Латюд видит, что все его проекты принимают, но никакого вознаграждения за них ему не дают. Латюд приходит к выводу, что бесполезно работать ради неблагодарных людей. Но если никакого вознаграждения ему не дают, то, вне всякого сомнения, причина в том, что между ним и милосердием короля стоит фаворитка, эта дьявольская женщина.

И тогда его ненависть к г-же де Помпадур вспыхивает с новой силой, став еще более страшной и злобной; Латюд пишет фаворитке последнее письмо, в котором подсчитывает, что на протяжении ста тысяч часов он чахнет и умирает в ужасающей неволе. Если фаворитка не ответит на это умоляющее и жалостливое письмо, полное душевной боли, ну что ж, тогда Латюд напишет все, что ему известно о фаворитке, а известны ему факты ужасные, отвратительные, неслыханные, факты, которые разрушат любовь короля к ней, факты, которые обесчестят ее в глазах общественного мнения.

Однако все эти факты еще нужно изложить, а из исколотых пальцев несчастного узника, почти пораженных гангреной, больше не удается добыть кровь; с досады он выбросил перо, сделанное из хребта карпа, а с тех пор, как стало известно, какое применение он находит рыбьим хребтам, его перестали кормить рыбой.

Латюд незаметно похищает у сержанта, который охраняет его во время прогулок на орудийной площадке Бастилии, немного трута.

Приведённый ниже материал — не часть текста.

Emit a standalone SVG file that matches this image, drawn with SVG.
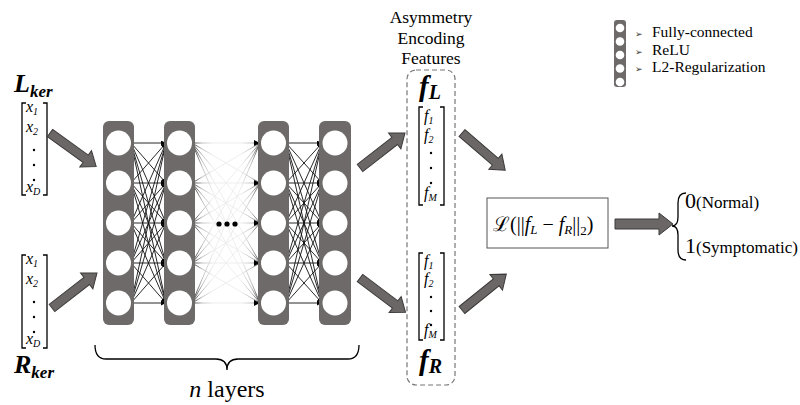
<svg xmlns="http://www.w3.org/2000/svg" width="800" height="405" viewBox="0 0 800 405">
<defs>
<style>
.serif{font-family:"Liberation Serif","DejaVu Serif",serif;fill:#000}
.it{font-style:italic}
.bi{font-style:italic;font-weight:bold}
.layer{fill:#6e6a6a}
.node{fill:#fff}
.blk{fill:#6b6767;stroke:#3d3a3a;stroke-width:1}
.br{fill:none;stroke:#000;stroke-width:1.3}
.cn{stroke:#111;stroke-width:0.9;fill:none}
.fc{stroke:url(#fade);stroke-width:0.9;fill:none}
.dot{fill:#000}
</style>
<marker id="ah" viewBox="0 0 6 6" refX="6" refY="3" markerWidth="5" markerHeight="5" orient="auto" markerUnits="userSpaceOnUse">
<path d="M0,0 L6,3 L0,6 z" fill="#000"/>
</marker>
<linearGradient id="fade" gradientUnits="userSpaceOnUse" x1="192" y1="0" x2="262" y2="0">
<stop offset="0" stop-color="#111"/>
<stop offset="0.15" stop-color="#bbb"/>
<stop offset="0.3" stop-color="#ececec"/>
<stop offset="0.7" stop-color="#ececec"/>
<stop offset="0.85" stop-color="#bbb"/>
<stop offset="1" stop-color="#111"/>
</linearGradient>
<path id="barrow" d="M0,-4.5 L44,-4.5 L44,-10 L57,0 L44,10 L44,4.5 L0,4.5 z"/>
</defs>
<rect width="800" height="405" fill="#fff"/>

<g id="input-L">
<text class="serif bi" x="14" y="92" font-size="26">L<tspan font-size="17" dy="5">ker</tspan></text>
<path class="br" d="M26,103 L22,103 L22,195 L26,195 M43,103 L47,103 L47,195 L43,195"/>
<text class="serif it" x="26" y="112" font-size="16">x<tspan font-size="10" dy="3">1</tspan></text>
<text class="serif it" x="26" y="132" font-size="16">x<tspan font-size="10" dy="3">2</tspan></text>
<circle class="dot" cx="34" cy="150" r="1.2"/><circle class="dot" cx="34" cy="165" r="1.2"/><circle class="dot" cx="34" cy="180" r="1.2"/>
<text class="serif it" x="26" y="192" font-size="16">x<tspan font-size="10" dy="3">D</tspan></text>
</g>

<g id="input-R">
<path class="br" d="M26,255 L22,255 L22,348 L26,348 M43,255 L47,255 L47,348 L43,348"/>
<text class="serif it" x="26" y="264" font-size="16">x<tspan font-size="10" dy="3">1</tspan></text>
<text class="serif it" x="26" y="284" font-size="16">x<tspan font-size="10" dy="3">2</tspan></text>
<circle class="dot" cx="34" cy="302" r="1.2"/><circle class="dot" cx="34" cy="317" r="1.2"/><circle class="dot" cx="34" cy="332" r="1.2"/>
<text class="serif it" x="26" y="344" font-size="16">x<tspan font-size="10" dy="3">D</tspan></text>
<text class="serif bi" x="14" y="373" font-size="26">R<tspan font-size="17" dy="5">ker</tspan></text>
</g>

<g id="connectors">
<g class="cn" marker-end="url(#ah)">
<path d="M131,143 L166,143"/><path d="M131,143 L166,183"/><path d="M131,143 L166,223"/><path d="M131,143 L166,263"/><path d="M131,143 L166,303"/>
<path d="M131,183 L166,143"/><path d="M131,183 L166,183"/><path d="M131,183 L166,223"/><path d="M131,183 L166,263"/><path d="M131,183 L166,303"/>
<path d="M131,223 L166,143"/><path d="M131,223 L166,183"/><path d="M131,223 L166,223"/><path d="M131,223 L166,263"/><path d="M131,223 L166,303"/>
<path d="M131,263 L166,143"/><path d="M131,263 L166,183"/><path d="M131,263 L166,223"/><path d="M131,263 L166,263"/><path d="M131,263 L166,303"/>
<path d="M131,303 L166,143"/><path d="M131,303 L166,183"/><path d="M131,303 L166,223"/><path d="M131,303 L166,263"/><path d="M131,303 L166,303"/>
</g>
<g class="fc">
<path d="M192,143 L260,143"/><path d="M192,143 L260,183"/><path d="M192,143 L260,223"/><path d="M192,143 L260,263"/><path d="M192,143 L260,303"/>
<path d="M192,183 L260,143"/><path d="M192,183 L260,183"/><path d="M192,183 L260,223"/><path d="M192,183 L260,263"/><path d="M192,183 L260,303"/>
<path d="M192,223 L260,143"/><path d="M192,223 L260,183"/><path d="M192,223 L260,223"/><path d="M192,223 L260,263"/><path d="M192,223 L260,303"/>
<path d="M192,263 L260,143"/><path d="M192,263 L260,183"/><path d="M192,263 L260,223"/><path d="M192,263 L260,263"/><path d="M192,263 L260,303"/>
<path d="M192,303 L260,143"/><path d="M192,303 L260,183"/><path d="M192,303 L260,223"/><path d="M192,303 L260,263"/><path d="M192,303 L260,303"/>
</g>
<g fill="#000">
<circle cx="219" cy="224" r="2.6"/><circle cx="227" cy="224" r="2.6"/><circle cx="235" cy="224" r="2.6"/>
<path d="M254,140 L260,143 L254,146 z M254,180 L260,183 L254,186 z M254,220 L260,223 L254,226 z M254,260 L260,263 L254,266 z M254,300 L260,303 L254,306 z"/>
</g>
<g class="cn" marker-end="url(#ah)">
<path d="M286,143 L322,143"/><path d="M286,143 L322,183"/><path d="M286,143 L322,223"/><path d="M286,143 L322,263"/><path d="M286,143 L322,303"/>
<path d="M286,183 L322,143"/><path d="M286,183 L322,183"/><path d="M286,183 L322,223"/><path d="M286,183 L322,263"/><path d="M286,183 L322,303"/>
<path d="M286,223 L322,143"/><path d="M286,223 L322,183"/><path d="M286,223 L322,223"/><path d="M286,223 L322,263"/><path d="M286,223 L322,303"/>
<path d="M286,263 L322,143"/><path d="M286,263 L322,183"/><path d="M286,263 L322,223"/><path d="M286,263 L322,263"/><path d="M286,263 L322,303"/>
<path d="M286,303 L322,143"/><path d="M286,303 L322,183"/><path d="M286,303 L322,223"/><path d="M286,303 L322,263"/><path d="M286,303 L322,303"/>
</g>
<use href="#barrow" class="blk" transform="translate(50,133) rotate(35.9)"/>
<use href="#barrow" class="blk" transform="translate(52,308) rotate(-37.9)"/>
<use href="#barrow" class="blk" transform="translate(360,168) rotate(-37.9)"/>
<use href="#barrow" class="blk" transform="translate(360,278) rotate(37)"/>
<use href="#barrow" class="blk" transform="translate(462,133) rotate(40.7)"/>
<use href="#barrow" class="blk" transform="translate(462,310) rotate(-39)"/>
<path class="blk" d="M615,219 L659,219 L659,213 L673,224 L659,235 L659,229 L615,229 z"/>
</g>

<g id="layer1">
<rect class="layer" x="103" y="121" width="31" height="204" rx="6"/>
<circle class="node" cx="118.5" cy="143" r="12.5"/><circle class="node" cx="118.5" cy="183" r="12.5"/><circle class="node" cx="118.5" cy="223" r="12.5"/><circle class="node" cx="118.5" cy="263" r="12.5"/><circle class="node" cx="118.5" cy="303" r="12.5"/>
</g>
<g id="layer2">
<rect class="layer" x="164" y="121" width="31" height="204" rx="6"/>
<circle class="node" cx="179.5" cy="143" r="12.5"/><circle class="node" cx="179.5" cy="183" r="12.5"/><circle class="node" cx="179.5" cy="223" r="12.5"/><circle class="node" cx="179.5" cy="263" r="12.5"/><circle class="node" cx="179.5" cy="303" r="12.5"/>
</g>
<g id="layer3">
<rect class="layer" x="258" y="121" width="31" height="204" rx="6"/>
<circle class="node" cx="273.5" cy="143" r="12.5"/><circle class="node" cx="273.5" cy="183" r="12.5"/><circle class="node" cx="273.5" cy="223" r="12.5"/><circle class="node" cx="273.5" cy="263" r="12.5"/><circle class="node" cx="273.5" cy="303" r="12.5"/>
</g>
<g id="layer4">
<rect class="layer" x="319" y="121" width="32" height="204" rx="6"/>
<circle class="node" cx="335" cy="143" r="12.5"/><circle class="node" cx="335" cy="183" r="12.5"/><circle class="node" cx="335" cy="223" r="12.5"/><circle class="node" cx="335" cy="263" r="12.5"/><circle class="node" cx="335" cy="303" r="12.5"/>
</g>

<g id="n-layers">
<path class="br" d="M95,345 Q95,359 106,359 L216,359 Q227,359 227,370 Q227,359 238,359 L348,359 Q359,359 359,345"/>
<text class="serif" x="227" y="397" font-size="24" text-anchor="middle"><tspan font-style="italic">n</tspan> layers</text>
</g>

<g id="features">
<text class="serif" x="431" y="23" font-size="17.5" text-anchor="middle">Asymmetry</text>
<text class="serif" x="431" y="44" font-size="17.5" text-anchor="middle">Encoding</text>
<text class="serif" x="431" y="64" font-size="17.5" text-anchor="middle">Features</text>
<rect x="407" y="70" width="48" height="315" rx="9" fill="none" stroke="#777" stroke-width="1.2" stroke-dasharray="5,3"/>
<text class="serif bi" x="419" y="96" font-size="29">f<tspan font-size="20" dy="3">L</tspan></text>
<path class="br" d="M423,107 L419,107 L419,205 L423,205 M440,107 L444,107 L444,205 L440,205"/>
<text class="serif it" x="424" y="121" font-size="16">f<tspan font-size="10" dy="3">1</tspan></text>
<text class="serif it" x="424" y="140" font-size="16">f<tspan font-size="10" dy="3">2</tspan></text>
<circle class="dot" cx="431" cy="153" r="1.2"/><circle class="dot" cx="431" cy="168" r="1.2"/><circle class="dot" cx="431" cy="183" r="1.2"/>
<text class="serif it" x="424" y="198" font-size="16">f<tspan font-size="10" dy="3">M</tspan></text>
<path class="br" d="M423,253 L419,253 L419,340 L423,340 M440,253 L444,253 L444,340 L440,340"/>
<text class="serif it" x="424" y="266" font-size="16">f<tspan font-size="10" dy="3">1</tspan></text>
<text class="serif it" x="424" y="284" font-size="16">f<tspan font-size="10" dy="3">2</tspan></text>
<circle class="dot" cx="431" cy="297" r="1.2"/><circle class="dot" cx="431" cy="311" r="1.2"/><circle class="dot" cx="431" cy="325" r="1.2"/>
<text class="serif it" x="424" y="335" font-size="16">f<tspan font-size="10" dy="3">M</tspan></text>
<text class="serif bi" x="419" y="370" font-size="29">f<tspan font-size="20" dy="3">R</tspan></text>
</g>

<g id="loss">
<rect x="487" y="198" width="121" height="50" fill="#fff" stroke="#555" stroke-width="1"/>
<text class="serif" x="493" y="231" font-size="20">ℒ(||<tspan font-style="italic">f</tspan><tspan font-size="13" dy="3" font-style="italic">L</tspan><tspan dy="-3"> − </tspan><tspan font-style="italic">f</tspan><tspan font-size="13" dy="3" font-style="italic">R</tspan><tspan dy="-3">||</tspan><tspan font-size="13" dy="4">2</tspan><tspan dy="-4">)</tspan></text>
</g>

<g id="output">
<path class="br" d="M686,193 Q678,193 678,203 L678,217 Q678,226 672,226 Q678,226 678,235 L678,250 Q678,260 686,260" stroke-width="1.6"/>
<text class="serif" x="685" y="208" font-size="22">0<tspan font-size="17">(Normal)</tspan></text>
<text class="serif" x="685" y="253" font-size="22">1<tspan font-size="17">(Symptomatic)</tspan></text>
</g>

<g id="legend">
<rect x="614" y="20" width="12" height="67" rx="3" fill="#6e6a6a"/>
<circle cx="620" cy="28" r="4.3" fill="#fff"/><circle cx="620" cy="41.5" r="4.3" fill="#fff"/><circle cx="620" cy="55" r="4.3" fill="#fff"/><circle cx="620" cy="68.5" r="4.3" fill="#fff"/><circle cx="620" cy="82" r="4.3" fill="#fff"/>
<text x="635" y="37" font-size="9" font-family="DejaVu Sans, sans-serif" fill="#333">➢</text>
<text x="635" y="55" font-size="9" font-family="DejaVu Sans, sans-serif" fill="#333">➢</text>
<text x="635" y="72" font-size="9" font-family="DejaVu Sans, sans-serif" fill="#333">➢</text>
<text class="serif" x="652" y="37" font-size="15.5">Fully-connected</text>
<text class="serif" x="652" y="55" font-size="15.5">ReLU</text>
<text class="serif" x="652" y="72" font-size="15.5">L2-Regularization</text>
</g>
</svg>
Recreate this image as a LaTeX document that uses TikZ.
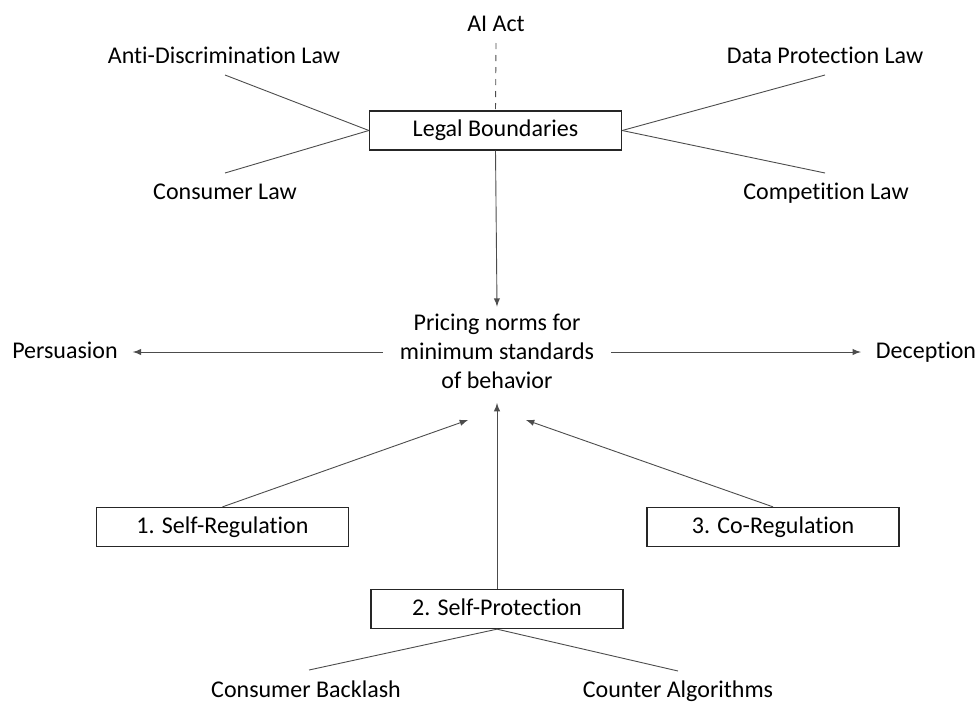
\documentclass[tikz,border=0pt]{standalone}
\usepackage{fontspec}
\setmainfont{Carlito}[Ligatures=NoCommon]
\usepackage{tikz}
\usetikzlibrary{arrows,positioning}

\begin{document}
\begin{tikzpicture}[
        x=0.5pt, y=-0.5pt,
        every node/.style={font=\fontsize{12pt}{14.5pt}\selectfont, text=black},
        lbl/.style={text height=0.68em, text depth=0.06em}, % one-line texts
        rect/.style={lbl, rectangle, draw=black!85, line width=0.65pt, minimum width=126pt, minimum height=19.5pt}, % boxes
        link/.style={draw=black!70, line width=0.45pt},
        arrow/.style={link, ->, >=latex}
    ]
    \useasboundingbox (0,0) rectangle (977,702);

    % legal frame
    \node (legal) [rect] at (495.5,130.5) {Legal Boundaries};
    \node (aiact) [lbl] at (496,25) {AI Act};
    \node (antidisc) [lbl] at (224,57) {Anti-Discrimination Law};
    \node (conslaw) [lbl] at (225,193) {Consumer Law};
    \node (dataprot) [lbl] at (825,57) {Data Protection Law};
    \node (complaw) [lbl] at (826,193) {Competition Law};
    \coordinate (aiactend) at (496,43);
    \coordinate (antiend) at (225,75);
    \coordinate (consend) at (225,173);
    \coordinate (dataend) at (825,75);
    \coordinate (compend) at (825,173);

    \draw [link, dashed] (aiactend) -- (legal.north);
    \draw [link] (antiend) -- (legal.west);
    \draw [link] (consend) -- (legal.west);
    \draw [link] (dataend) -- (legal.east);
    \draw [link] (compend) -- (legal.east);

    % pricing norms in the middle
    \node (norms) [align=center] at (497,351) {Pricing norms for\\minimum standards\\of behavior};
    \node (persuasion) [lbl] at (65,352) {Persuasion};
    \node (deception) [lbl] at (926,352) {Deception};

    \draw [arrow] (legal.south) -- (norms.north);
    \draw [arrow, shorten <=5pt, shorten >=4pt] (norms.west |- persuasion) -- (persuasion);
    \draw [arrow, shorten <=5pt, shorten >=4pt] (norms.east |- deception) -- (deception);

    % three kinds of regulation
    \node (selfreg) [rect] at (222.5,527) {1. Self-Regulation};
    \node (coreg) [rect] at (773,527) {3. Co-Regulation};
    \node (selfprot) [rect] at (497,609) {2. Self-Protection};
    \coordinate (tipleft) at (468,420);
    \coordinate (tipmid) at (497,403);
    \coordinate (tipright) at (526,420);

    \draw [arrow] (selfreg.north) -- (tipleft);
    \draw [arrow] (selfprot.north) -- (tipmid);
    \draw [arrow] (coreg.north) -- (tipright);

    % self-protection means
    \node (backlash) [lbl] at (306,691) {Consumer Backlash};
    \node (counteralg) [lbl] at (678,691) {Counter Algorithms};
    \coordinate (backend) at (309,670);
    \coordinate (counterend) at (678,671);

    \draw [link] (selfprot.south) -- (backend);
    \draw [link] (selfprot.south) -- (counterend);
\end{tikzpicture}
\end{document}
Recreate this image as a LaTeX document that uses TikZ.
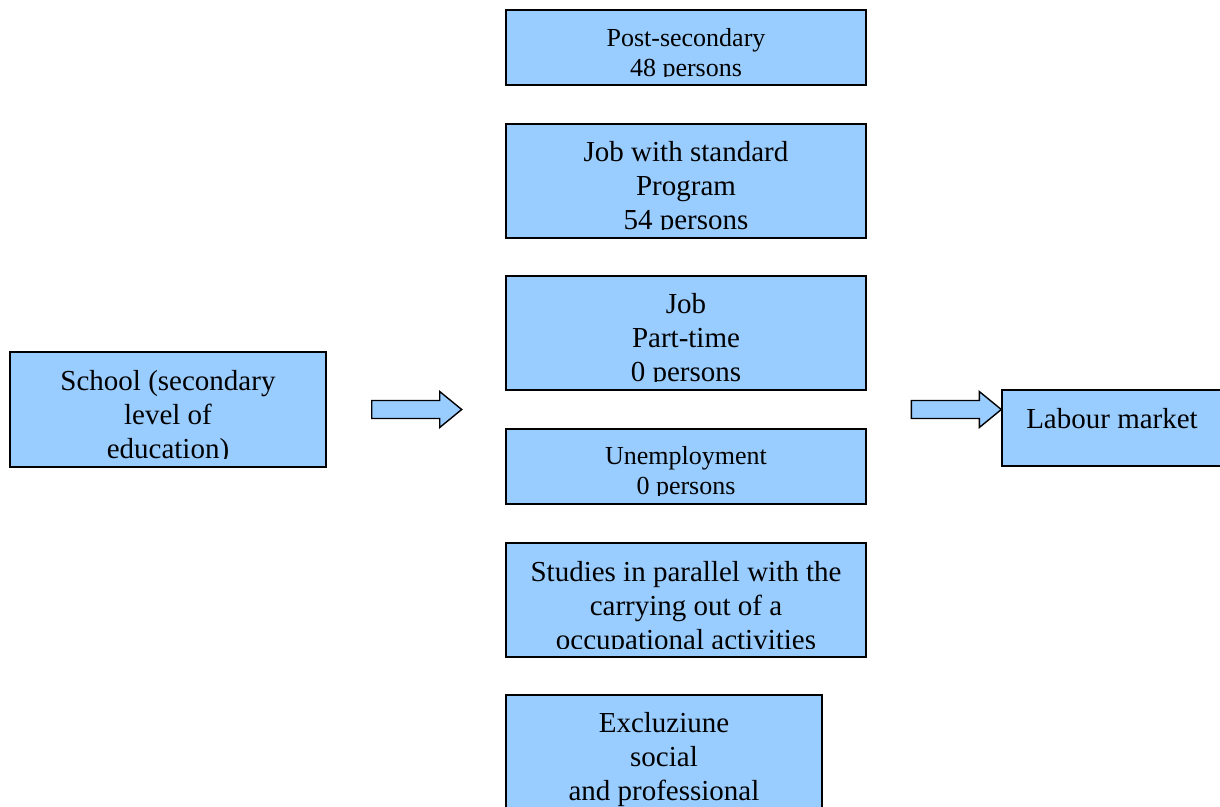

Латюд делает вид, что у него начались колики, и просит дать ему оливкового масла, Латюд делает фитиль из ниток, надерганных из простыней, Латюд отламывает две сухие щепки от пушечного лафета, затем путем трения зажигает эти щепки, наливает масло в баночку из-под мази, вставляет в баночку приготовленный заранее фитиль, зажигает эту плошку, закрепляет над плошкой глазурованную тарелку, пока на тарелке накапливается сажа, мастерит перо из монеты в два лиарда, которую ему удается расплющить до толщины бумажного листа и, придав ей круглую форму, заточить, разводит в патоке сажу, чтобы сделать из нее чернила, и, наконец, при свете этой плошки, с помощью этого пера, этими чернилами пишет беспощадную памятную заметку на полях книги, которую ему дали в пользование.